━━━━━ Data provided

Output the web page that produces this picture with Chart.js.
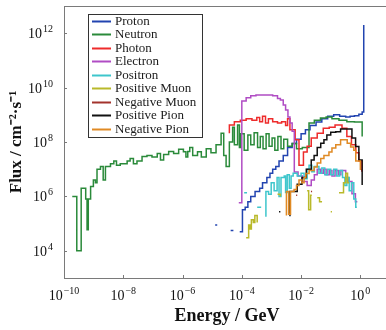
<!DOCTYPE html>
<html>
<head>
<meta charset="utf-8">
<script src="https://cdn.jsdelivr.net/npm/chart.js@4.4.1/dist/chart.umd.min.js"></script>
<style>
  html, body { margin: 0; padding: 0; background: #fff; overflow: hidden; }
  #wrap { width: 392px; height: 330px; }
</style>
</head>
<body>
<div id="wrap"><canvas id="flux" width="392" height="330"></canvas></div>
<script>
// tick positions (GeV and cm^-2 s^-1)
const xTicks = [1e-10, 1e-8, 1e-6, 1e-4, 1e-2, 1];
const yTicks = [1e4, 1e6, 1e8, 1e10, 1e12];

const particles = ['Proton', 'Neutron', 'Photon', 'Electron', 'Positron',
    'Positive Muon', 'Negative Muon', 'Positive Pion', 'Negative Pion'];
const colors = ['#2244b0', '#2a8a3a', '#ee2b2b', '#b04cc4', '#3ec6cc',
    '#b9b92a', '#a3332c', '#111111', '#e08a24'];

// [energy GeV, flux] pairs, bin left edges; null = gap
const protonPts = [
    [1.26e-5, 8.9e4], [1.48e-5, 8.9e4], [1.5e-5, null],
    [4.2e-5, 5.6e4], [5.2e-5, 5.6e4], [5.3e-5, null],
    [8.5e-5, 5e4], [1.05e-4, 3.2e5], [1.3e-4, 4e5], [1.6e-4, 6.3e5], [2e-4, 1e6],
    [2.8e-4, 1.5e6], [4e-4, 2e6], [5e-4, 3.2e6], [7e-4, 5e6], [8.9e-4, 7.1e6],
    [1.1e-3, 1e7], [1.4e-3, 1.26e7], [1.8e-3, 2e7], [2.5e-3, 3.2e7], [3.5e-3, 6.3e7],
    [5e-3, 8.9e7], [7e-3, 1.26e8], [1e-2, 2e8], [1.4e-2, 2.8e8], [2e-2, 4e8],
    [3.2e-2, 5.4e8], [5e-2, 7.1e8], [7.9e-2, 8.9e8], [0.126, 1e9], [0.2, 8.9e8],
    [0.32, 8.3e8], [0.45, 8.9e8], [0.63, 9.3e8], [0.89, 1.05e9], [1.15, 1.26e9], [1.3, 2e12]
];

const neutronPts = [
    [1.9e-10, 1e6], [2.7e-10, 1e4], [3.8e-10, 2e6], [5.4e-10, 8e5], [6.0e-10, 6e4],
    [6.6e-10, 8e5], [7.9e-10, 2.3e6], [9.8e-10, 4e6], [1.15e-9, 3.2e6], [1.3e-9, 1e7],
    [1.7e-9, 1.26e7], [2.1e-9, 4e6], [2.5e-9, 1.26e7], [3.7e-9, 1.6e7], [4.8e-9, 2e7],
    [5.9e-9, 1.4e7], [7.9e-9, 1.6e7], [1.35e-8, 2e7], [1.7e-8, 2.5e7], [2.2e-8, 1.6e7],
    [2.9e-8, 2e7], [4.3e-8, 2.9e7], [6.3e-8, 3.2e7], [9.3e-8, 2.8e7], [1.4e-7, 3.8e7],
    [1.8e-7, 2.2e7], [2.3e-7, 3.5e7], [3.4e-7, 4.5e7], [5.0e-7, 3.8e7], [7.4e-7, 5.4e7],
    [1.07e-6, 4.4e7], [1.3e-6, 2.8e7], [1.5e-6, 4.5e7], [1.75e-6, 6.3e7], [2.2e-6, 3.2e7],
    [3.2e-6, 4.4e7], [4.3e-6, 2.8e7], [6.3e-6, 5.6e7], [9.1e-6, 4e7], [1.35e-5, 7.9e7],
    [2e-5, 2.1e8], [2.45e-5, 3.2e7], [2.95e-5, 1.26e7], [3.8e-5, 1e8], [4.9e-5, 3.5e8],
    [5.6e-5, 7.9e7], [7.2e-5, 4.2e8], [8.3e-5, 6.3e7], [9.3e-5, 2e8], [1.2e-4, 5e7],
    [1.6e-4, 1.8e8], [2e-4, 7.9e7], [2.6e-4, 2.2e8], [3.4e-4, 6.3e7], [4.2e-4, 1.6e8],
    [5.2e-4, 5.6e7], [6.6e-4, 2e8], [8.3e-4, 7e7], [1.05e-3, 1.4e8], [1.3e-3, 5e7],
    [1.65e-3, 1.6e8], [2.1e-3, 5.6e7], [2.6e-3, 1.26e8], [3.5e-3, 7e7], [5e-3, 8.9e7],
    [7e-3, 5.6e7], [1.1e-2, 6.3e7], [1.85e-2, 5e8], [2.8e-2, 6.3e8], [4.5e-2, 7.6e8],
    [7e-2, 8.3e8], [0.11, 7.1e8], [0.19, 6.3e8], [0.35, 5.6e8], [0.63, 5.4e8], [1.15, 1.6e8]
];

const photonPts = [
    [3.8e-5, 2.1e8], [3.8e-5, 4.2e8], [5.6e-5, 5.6e8], [8.9e-5, 6.3e8], [1.4e-4, 7.1e8],
    [2.2e-4, 6.3e8], [3.2e-4, 7.9e8], [4e-4, 5.6e8], [5e-4, 8.9e8], [6.3e-4, 5e8],
    [7.9e-4, 7.1e8], [1.1e-3, 5.6e8], [1.6e-3, 5e8], [2.2e-3, 5.6e8], [3e-3, 4e8],
    [3.5e-3, 7.1e8], [4.2e-3, 2.8e8], [6.3e-3, 1.2e8], [8.5e-3, 1.4e7], [1.2e-2, 4.3e7],
    [1.6e-2, 7e7], [2.2e-2, 1.4e8], [3.5e-2, 2.1e8], [5.6e-2, 3.2e8], [8.9e-2, 3.5e8],
    [0.14, 4.2e8], [0.24, 3.2e8], [0.35, 1.6e8], [0.5, 7.9e7], [0.7, 4e7], [0.89, 2e7], [1.12, 8e6]
];

const electronPts = [
    [7.9e-5, 5.8e5], [1e-4, 3.2e9], [1.4e-4, 4.2e9], [2e-4, 5e9], [3e-4, 5.3e9],
    [1.1e-3, 5e9], [1.6e-3, 4e9], [2e-3, 3.5e9], [2.5e-3, 2.3e9], [3e-3, 1.5e9],
    [3.6e-3, 8.3e8], [4.2e-3, 5e8], [5e-3, 2.5e8], [5.9e-3, 7.9e6], [7.9e-3, 5.6e6],
    [1.1e-2, 3.5e6], [1.6e-2, 2.5e6], [2.2e-2, 4e6], [2.8e-2, 6.3e6], [3.5e-2, 1e7],
    [4.5e-2, 7.1e6], [5.6e-2, 1e7], [7e-2, 6.3e6], [8.9e-2, 8.9e6], [0.11, 5.6e6],
    [0.14, 8.9e6], [0.18, 6.3e6], [0.22, 8.9e6], [0.32, 5e6], [0.4, 3.5e6],
    [0.52, 1.26e6], [0.68, 6.3e5], [0.79, 6.3e5]
];

const positronPts = [
    [1.2e-4, 1.35e6], [1.5e-4, 1.35e6], [1.55e-4, null],
    [3.3e-4, 4e5], [4.5e-4, 4e5], [4.6e-4, null],
    [6.5e-4, 1.8e5], [6.5e-4, 1.5e6], [8e-4, 1.2e6], [9.8e-4, 3.2e6], [1.23e-3, 1.6e6],
    [1.55e-3, 5e6], [1.8e-3, 1e6], [2.1e-3, 5e6], [2.7e-3, 5.6e6], [3e-3, 1.4e6],
    [3.4e-3, 6.3e6], [4e-3, 2e6], [4.6e-3, 5.6e6], [5.4e-3, 7.1e6], [7.4e-3, 5.6e6],
    [1e-2, 7.1e6], [1.26e-2, 4.5e6], [1.6e-2, 1e7], [1.86e-2, 1.4e7], [2.3e-2, 8e6],
    [2.8e-2, 1.26e7], [4e-2, 7.1e6], [5e-2, 1.1e7], [6.3e-2, 6.3e6], [7.9e-2, 1e7],
    [0.1, 6.3e6], [0.126, 1e7], [0.16, 5.6e6], [0.2, 8.9e6], [0.25, 5e6], [0.3, 2.5e6],
    [0.35, 5e6], [0.42, 1.6e6], [0.5, 3.2e6], [0.6, 8e5], [0.7, 4e5], [0.76, 4e5]
];

const posMuonPts = [
    [1.4e-4, 3e4], [1.7e-4, 8.9e4], [1.9e-4, 6.3e4], [2.1e-4, 1.4e5], [2.45e-4, 1.1e5],
    [2.75e-4, 2e5], [3.3e-4, 1.1e5], [3.4e-4, null],
    [1.6e-3, 1.2e6], [2e-3, 1e6], [2.1e-3, null],
    [1.6e-2, 1.6e6], [1.8e-2, 3.2e5], [2.1e-2, 1.1e6], [2.3e-2, 1.1e6], [2.4e-2, null],
    [3.5e-2, 8.9e5], [4.2e-2, 6.3e5], [5.1e-2, 6.3e5], [5.3e-2, null],
    [0.1, 2.7e5], [0.11, 2.7e5], [0.115, null],
    [0.19, 1.35e6], [0.25, 1.35e6], [0.27, 3.2e6], [0.32, 7.1e6], [0.37, 3.2e6], [0.42, 3.2e6]
];

const negMuonPts = [
    [6.8e-3, 1.1e6], [7.4e-3, 1.1e6], [7.5e-3, null],
    [2.15e-2, 1.5e6], [2.35e-2, 1.5e6]
];

const posPionPts = [
    [1.8e-3, 2.7e5], [2e-3, 2.7e5], [2.05e-3, null],
    [4e-3, 2e5], [4.2e-3, 1.5e6], [7.4e-3, 2.8e6], [1.07e-2, 5e6], [1.5e-2, 1e7],
    [2.2e-2, 2.2e7], [2.75e-2, 3.2e7], [3.5e-2, 6.3e7], [4.6e-2, 9e7], [5.9e-2, 1.2e8],
    [7.4e-2, 1.8e8], [0.1, 2.3e8], [0.148, 2.4e8], [0.215, 3e8], [0.52, 1.4e8],
    [0.69, 6.8e7], [0.89, 2.2e7], [1.15, 2.6e6]
];

const negPionPts = [
    [3.2e-3, 2e5], [3.2e-3, 1.5e6], [3.8e-3, 2.2e5], [4.4e-3, 1.5e6], [5.8e-3, 1.8e6],
    [7e-3, 2.5e6], [8.5e-3, 4e6], [1.07e-2, 3.2e6], [1.26e-2, 5e6], [1.45e-2, 7e6],
    [1.86e-2, 9e6], [2.75e-2, 1.2e7], [3.5e-2, 1.7e7], [4.6e-2, 2.5e7], [5.9e-2, 3.2e7],
    [8.7e-2, 4.3e7], [0.11, 6e7], [0.148, 7.9e7], [0.215, 1.2e8], [0.36, 9e7],
    [0.47, 6.5e7], [0.6, 5e7], [0.7, 2e7], [1.0, 1e7], [1.05, 1e7]
];

const series = [protonPts, neutronPts, photonPts, electronPts, positronPts,
    posMuonPts, negMuonPts, posPionPts, negPionPts];

const serif = '"Liberation Serif", "Times New Roman", serif';

// "10" with a raised exponent, like the original axis labels
function drawPow(ctx, v, x, baseY, align) {
    const e = String(Math.round(Math.log10(v))).replace('-', '\u2212');
    ctx.font = '14px ' + serif;
    const wb = ctx.measureText('10').width;
    ctx.font = '10px ' + serif;
    const we = ctx.measureText(e).width;
    const w = wb + we + 1;
    const x0 = align === 'center' ? x - w / 2 : x - w;
    ctx.font = '14px ' + serif;
    ctx.fillText('10', x0, baseY);
    ctx.font = '10px ' + serif;
    ctx.fillText(e, x0 + wb + 1, baseY - 6);
}

// box top, inward tick marks, tick labels and the boxed legend
const framePlugin = {
    id: 'frame',
    afterDatasetsDraw(chart) {
        const { ctx, chartArea: a, scales } = chart;
        ctx.save();
        ctx.strokeStyle = '#7a7a7a';
        ctx.lineWidth = 1;
        ctx.beginPath();
        ctx.moveTo(a.left, a.top + 0.5);
        ctx.lineTo(a.right, a.top + 0.5);
        xTicks.forEach(v => {
            const px = Math.round(scales.x.getPixelForValue(v)) + 0.5;
            ctx.moveTo(px, a.bottom);
            ctx.lineTo(px, a.bottom - 3);
        });
        yTicks.forEach(v => {
            const py = Math.round(scales.y.getPixelForValue(v)) + 0.5;
            ctx.moveTo(a.left, py);
            ctx.lineTo(a.left + 3, py);
        });
        ctx.stroke();

        ctx.fillStyle = '#111';
        ctx.textBaseline = 'alphabetic';
        xTicks.forEach(v => drawPow(ctx, v, scales.x.getPixelForValue(v), a.bottom + 22, 'center'));
        yTicks.forEach(v => drawPow(ctx, v, a.left - 11, scales.y.getPixelForValue(v) + 5, 'right'));

        const lx = a.left + 24, ly = a.top + 8, lw = 114, lh = 123;
        ctx.fillStyle = '#fff';
        ctx.fillRect(lx, ly, lw, lh);
        ctx.strokeStyle = '#333';
        ctx.strokeRect(lx + 0.5, ly + 0.5, lw, lh);
        ctx.font = '13px ' + serif;
        ctx.textBaseline = 'middle';
        particles.forEach((name, i) => {
            const cy = Math.round(ly + 7 + i * 13.45) + 0.5;
            ctx.strokeStyle = colors[i];
            ctx.lineWidth = 2;
            ctx.beginPath();
            ctx.moveTo(lx + 4, cy);
            ctx.lineTo(lx + 23, cy);
            ctx.stroke();
            ctx.fillStyle = '#1a1a1a';
            ctx.fillText(name, lx + 27, cy);
        });
        ctx.restore();
    }
};

const datasets = particles.map((name, i) => ({
    label: name,
    data: series[i].map(p => ({ x: p[0], y: p[1] })),
    borderColor: colors[i],
    backgroundColor: colors[i],
    borderWidth: 1.5,
    pointRadius: 0,
    stepped: true,
    fill: false,
    order: particles.length - i,
}));

new Chart(document.getElementById('flux'), {
    type: 'line',
    data: { datasets: datasets },
    plugins: [framePlugin],
    options: {
        responsive: false,
        animation: false,
        layout: { padding: { top: 6, right: 2, left: 0, bottom: 0 } },
        plugins: {
            legend: { display: false },
            tooltip: { enabled: false },
        },
        scales: {
            x: {
                type: 'logarithmic',
                min: 1e-10,
                max: 10,
                afterBuildTicks: s => { s.ticks = xTicks.map(v => ({ value: v })); },
                afterFit: s => { s.height = 52; s.paddingLeft = 0; s.paddingRight = 0; },
                grid: { display: false },
                border: { color: '#7a7a7a' },
                ticks: { display: false },
                title: {
                    display: true,
                    text: 'Energy / GeV',
                    color: '#111',
                    font: { family: serif, size: 18, weight: 'bold' },
                    padding: { top: 0, bottom: 3 },
                },
            },
            y: {
                type: 'logarithmic',
                min: 1e3,
                max: 1e13,
                afterBuildTicks: s => { s.ticks = yTicks.map(v => ({ value: v })); },
                afterFit: s => { s.width = 64; s.paddingTop = 0; s.paddingBottom = 0; },
                grid: { display: false },
                border: { color: '#7a7a7a' },
                ticks: { display: false },
                title: {
                    display: true,
                    text: 'Flux / cm\u207b\u00b2\u00b7s\u207b\u00b9',
                    color: '#111',
                    font: { family: serif, size: 17, weight: 'bold' },
                    padding: { top: 6, bottom: 0 },
                },
            },
        },
    },
});
</script>
</body>
</html>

━━━━━━━━━━

**Aim:**
Copy each line of the listing in which the word "with" can be found.

**Output of the exercise:**
Output the web page that produces this picture with Chart.js.
// "10" with a raised exponent, like the original axis labels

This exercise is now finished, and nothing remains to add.